RECORDED DATA ::
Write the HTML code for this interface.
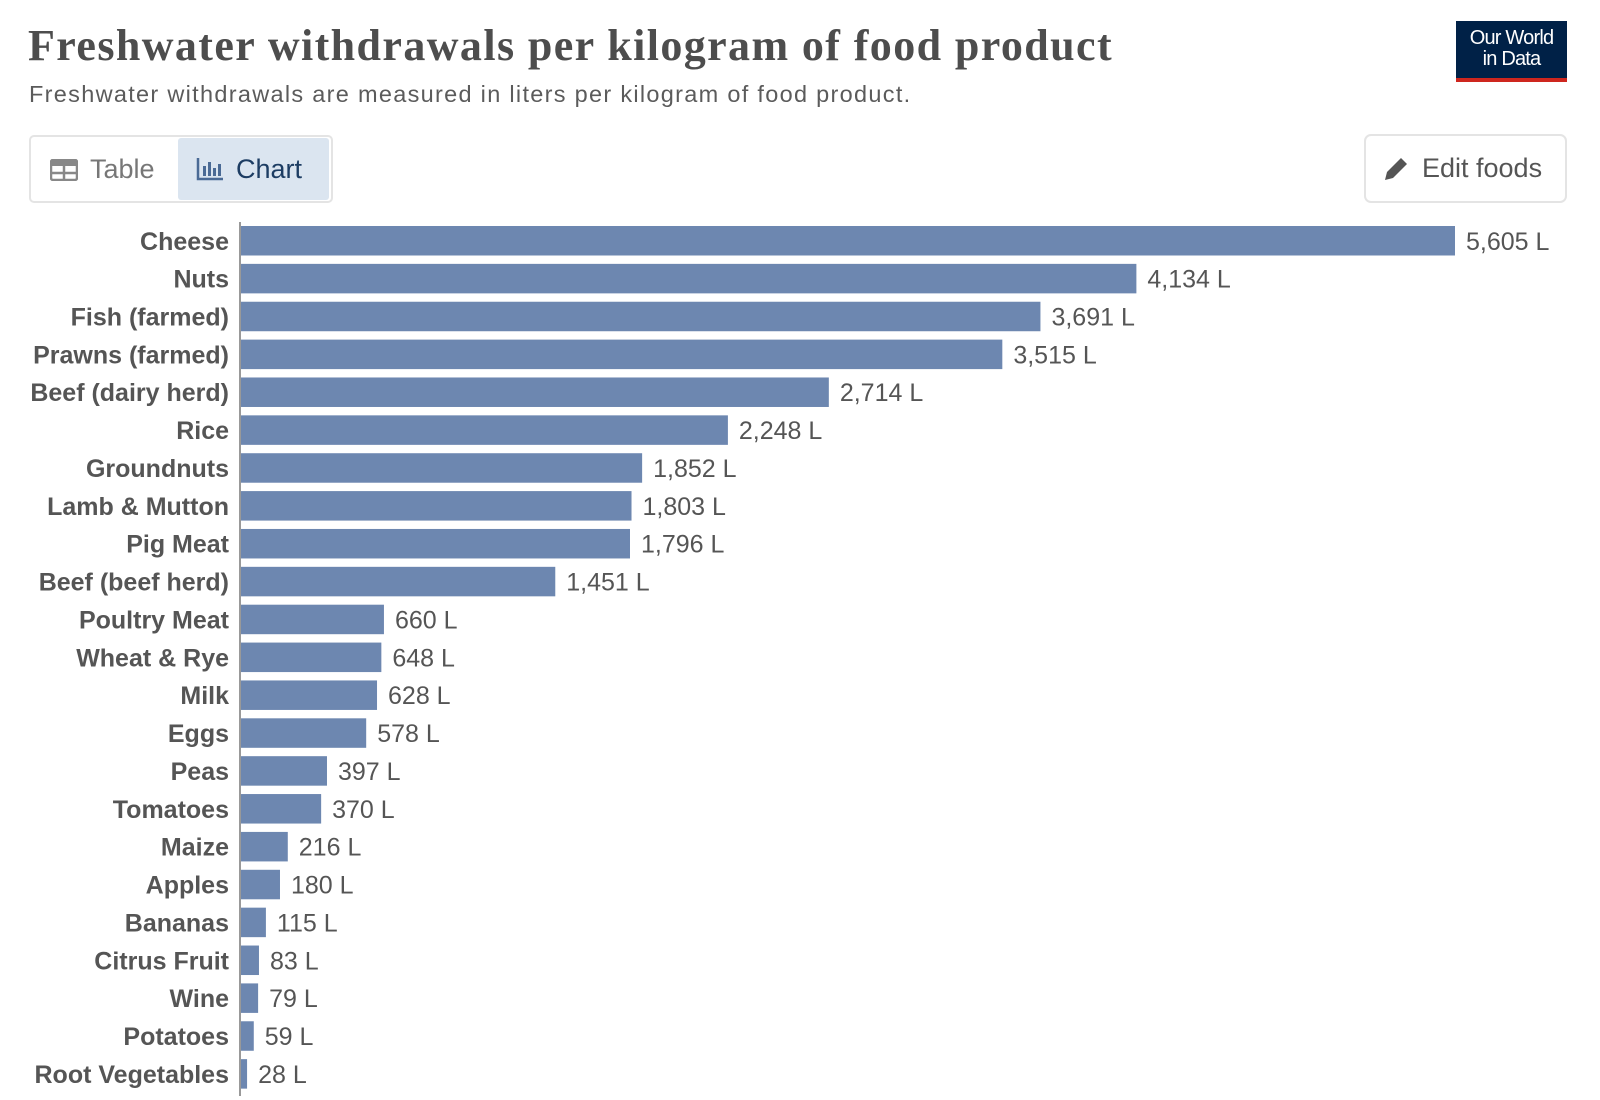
<!DOCTYPE html>
<html><head><meta charset="utf-8"><style>
body{margin:0;width:1600px;height:1100px;background:#fff;font-family:"Liberation Sans",sans-serif;overflow:hidden;position:relative}
.abs{position:absolute}
</style></head><body>
<div class="abs" style="left:28px;top:20px;font-family:'Liberation Serif',serif;font-weight:bold;font-size:44px;color:#4d4d4d;letter-spacing:1.4px">Freshwater withdrawals per kilogram of food product</div>
<div class="abs" style="left:29px;top:81px;font-size:23.5px;color:#5b5b5b;letter-spacing:1.3px">Freshwater withdrawals are measured in liters per kilogram of food product.</div>
<div class="abs" style="left:1456px;top:21px;width:111px;height:61px;background:#002147;border-bottom:4px solid #ce261e;box-sizing:border-box;color:#fff;font-size:20px;line-height:21px;text-align:center;padding-top:7px;letter-spacing:-0.8px">Our World<br>in Data</div>
<div class="abs" style="left:29px;top:135px;width:304px;height:68px;border:2px solid #e4e4e4;border-radius:5px;box-sizing:border-box"></div>
<div class="abs" style="left:50px;top:154px;font-size:27px;color:#777;display:flex;align-items:center;gap:12px">
<svg width="28" height="22" viewBox="0 0 28 22"><rect x="1" y="1" width="26" height="20" rx="2" fill="none" stroke="#888" stroke-width="2.5"/><rect x="1" y="1" width="26" height="6" fill="#888"/><line x1="14" y1="7" x2="14" y2="21" stroke="#888" stroke-width="2.5"/><line x1="1" y1="14" x2="27" y2="14" stroke="#888" stroke-width="2.5"/></svg>Table</div>
<div class="abs" style="left:178px;top:138px;width:151px;height:62px;background:#dbe5f0;border-radius:3px;font-size:27px;color:#1d3d63;display:flex;align-items:center;gap:12px;padding-left:18px;box-sizing:border-box">
<svg width="28" height="24" viewBox="0 0 28 24"><path d="M2 1V22H27" fill="none" stroke="#4a6a95" stroke-width="2.5"/><rect x="7" y="9" width="3" height="10" fill="#4a6a95"/><rect x="12" y="5" width="3" height="14" fill="#4a6a95"/><rect x="17" y="11" width="3" height="8" fill="#4a6a95"/><rect x="22" y="7" width="3" height="12" fill="#4a6a95"/></svg>Chart</div>
<div class="abs" style="left:1364px;top:134px;width:203px;height:69px;border:2px solid #e4e4e4;border-radius:7px;box-sizing:border-box;font-size:27px;color:#555;display:flex;align-items:center;gap:12px;padding-left:16px">
<svg width="28" height="28" viewBox="0 0 28 28"><path d="M3 25L5 17L19 3L25 9L11 23Z" fill="#555"/></svg>Edit foods</div>
<svg class="abs" style="left:0;top:0" width="1600" height="1100" id="chart"></svg>
<script>
const categories=["Cheese","Nuts","Fish (farmed)","Prawns (farmed)","Beef (dairy herd)","Rice","Groundnuts","Lamb & Mutton","Pig Meat","Beef (beef herd)","Poultry Meat","Wheat & Rye","Milk","Eggs","Peas","Tomatoes","Maize","Apples","Bananas","Citrus Fruit","Wine","Potatoes","Root Vegetables"];
const values=[5605,4134,3691,3515,2714,2248,1852,1803,1796,1451,660,648,628,578,397,370,216,180,115,83,79,59,28];
const svg=document.getElementById('chart');
const NS="http://www.w3.org/2000/svg";
const x0=240,maxW=1214,maxV=5605,top0=226,step=37.87,bh=29.5;
const xs=v=>v/maxV*maxW;
const ys=i=>top0+i*step;
const fmt=v=>v.toLocaleString('en-US')+' L';
const ax=document.createElementNS(NS,'line');


ax.setAttribute('x1',x0);ax.setAttribute('x2',x0);ax.setAttribute('y1',222);ax.setAttribute('y2',1096);
ax.setAttribute('stroke','#999');ax.setAttribute('stroke-width','2');
svg.appendChild(ax);
categories.forEach((c,i)=>{
 const y=ys(i);
 const r=document.createElementNS(NS,'rect');
 
 
 r.setAttribute('x',x0+1);r.setAttribute('y',y);r.setAttribute('width',Math.max(xs(values[i]),1));r.setAttribute('height',bh);r.setAttribute('fill','#6d87b0');
 svg.appendChild(r);
 const t=document.createElementNS(NS,'text');
 
 
 t.setAttribute('x',x0-11);t.setAttribute('y',y+bh/2+9);t.setAttribute('text-anchor','end');
 t.setAttribute('font-size','25');t.setAttribute('font-weight','bold');t.setAttribute('fill','#555');t.setAttribute('font-family','Liberation Sans, sans-serif');
 t.textContent=c;svg.appendChild(t);
 const v=document.createElementNS(NS,'text');
 
 
 v.setAttribute('x',x0+xs(values[i])+12);v.setAttribute('y',y+bh/2+9);
 v.setAttribute('font-size','25');v.setAttribute('fill','#555');v.setAttribute('font-family','Liberation Sans, sans-serif');
 v.textContent=fmt(values[i]);svg.appendChild(v);
});
</script>
</body></html>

TASK GOAL ::
All of the lines above should be printed exactly, minus the pictures.

CORRECT OUTPUT ::
Write the HTML code for this interface.
<!DOCTYPE html>
<html><head><meta charset="utf-8"><style>
body{margin:0;width:1600px;height:1100px;background:#fff;font-family:"Liberation Sans",sans-serif;overflow:hidden;position:relative}
.abs{position:absolute}
</style></head><body>
<div class="abs" style="left:28px;top:20px;font-family:'Liberation Serif',serif;font-weight:bold;font-size:44px;color:#4d4d4d;letter-spacing:1.4px">Freshwater withdrawals per kilogram of food product</div>
<div class="abs" style="left:29px;top:81px;font-size:23.5px;color:#5b5b5b;letter-spacing:1.3px">Freshwater withdrawals are measured in liters per kilogram of food product.</div>
<div class="abs" style="left:1456px;top:21px;width:111px;height:61px;background:#002147;border-bottom:4px solid #ce261e;box-sizing:border-box;color:#fff;font-size:20px;line-height:21px;text-align:center;padding-top:7px;letter-spacing:-0.8px">Our World<br>in Data</div>
<div class="abs" style="left:29px;top:135px;width:304px;height:68px;border:2px solid #e4e4e4;border-radius:5px;box-sizing:border-box"></div>
<div class="abs" style="left:50px;top:154px;font-size:27px;color:#777;display:flex;align-items:center;gap:12px">
<svg width="28" height="22" viewBox="0 0 28 22"><rect x="1" y="1" width="26" height="20" rx="2" fill="none" stroke="#888" stroke-width="2.5"/><rect x="1" y="1" width="26" height="6" fill="#888"/><line x1="14" y1="7" x2="14" y2="21" stroke="#888" stroke-width="2.5"/><line x1="1" y1="14" x2="27" y2="14" stroke="#888" stroke-width="2.5"/></svg>Table</div>
<div class="abs" style="left:178px;top:138px;width:151px;height:62px;background:#dbe5f0;border-radius:3px;font-size:27px;color:#1d3d63;display:flex;align-items:center;gap:12px;padding-left:18px;box-sizing:border-box">
<svg width="28" height="24" viewBox="0 0 28 24"><path d="M2 1V22H27" fill="none" stroke="#4a6a95" stroke-width="2.5"/><rect x="7" y="9" width="3" height="10" fill="#4a6a95"/><rect x="12" y="5" width="3" height="14" fill="#4a6a95"/><rect x="17" y="11" width="3" height="8" fill="#4a6a95"/><rect x="22" y="7" width="3" height="12" fill="#4a6a95"/></svg>Chart</div>
<div class="abs" style="left:1364px;top:134px;width:203px;height:69px;border:2px solid #e4e4e4;border-radius:7px;box-sizing:border-box;font-size:27px;color:#555;display:flex;align-items:center;gap:12px;padding-left:16px">
<svg width="28" height="28" viewBox="0 0 28 28"><path d="M3 25L5 17L19 3L25 9L11 23Z" fill="#555"/></svg>Edit foods</div>
<svg class="abs" style="left:0;top:0" width="1600" height="1100" id="chart"></svg>
<script>
const categories=["Cheese","Nuts","Fish (farmed)","Prawns (farmed)","Beef (dairy herd)","Rice","Groundnuts","Lamb & Mutton","Pig Meat","Beef (beef herd)","Poultry Meat","Wheat & Rye","Milk","Eggs","Peas","Tomatoes","Maize","Apples","Bananas","Citrus Fruit","Wine","Potatoes","Root Vegetables"];
const values=[5605,4134,3691,3515,2714,2248,1852,1803,1796,1451,660,648,628,578,397,370,216,180,115,83,79,59,28];
const svg=document.getElementById('chart');
const NS="http://www.w3.org/2000/svg";
const x0=240,maxW=1214,maxV=5605,top0=226,step=37.87,bh=29.5;
const xs=v=>v/maxV*maxW;
const ys=i=>top0+i*step;
const fmt=v=>v.toLocaleString('en-US')+' L';
const ax=document.createElementNS(NS,'line');


ax.setAttribute('x1',x0);ax.setAttribute('x2',x0);ax.setAttribute('y1',222);ax.setAttribute('y2',1096);
ax.setAttribute('stroke','#999');ax.setAttribute('stroke-width','2');
svg.appendChild(ax);
categories.forEach((c,i)=>{
 const y=ys(i);
 const r=document.createElementNS(NS,'rect');
 
 
 r.setAttribute('x',x0+1);r.setAttribute('y',y);r.setAttribute('width',Math.max(xs(values[i]),1));r.setAttribute('height',bh);r.setAttribute('fill','#6d87b0');
 svg.appendChild(r);
 const t=document.createElementNS(NS,'text');
 
 
 t.setAttribute('x',x0-11);t.setAttribute('y',y+bh/2+9);t.setAttribute('text-anchor','end');
 t.setAttribute('font-size','25');t.setAttribute('font-weight','bold');t.setAttribute('fill','#555');t.setAttribute('font-family','Liberation Sans, sans-serif');
 t.textContent=c;svg.appendChild(t);
 const v=document.createElementNS(NS,'text');
 
 
 v.setAttribute('x',x0+xs(values[i])+12);v.setAttribute('y',y+bh/2+9);
 v.setAttribute('font-size','25');v.setAttribute('fill','#555');v.setAttribute('font-family','Liberation Sans, sans-serif');
 v.textContent=fmt(values[i]);svg.appendChild(v);
});
</script>
</body></html>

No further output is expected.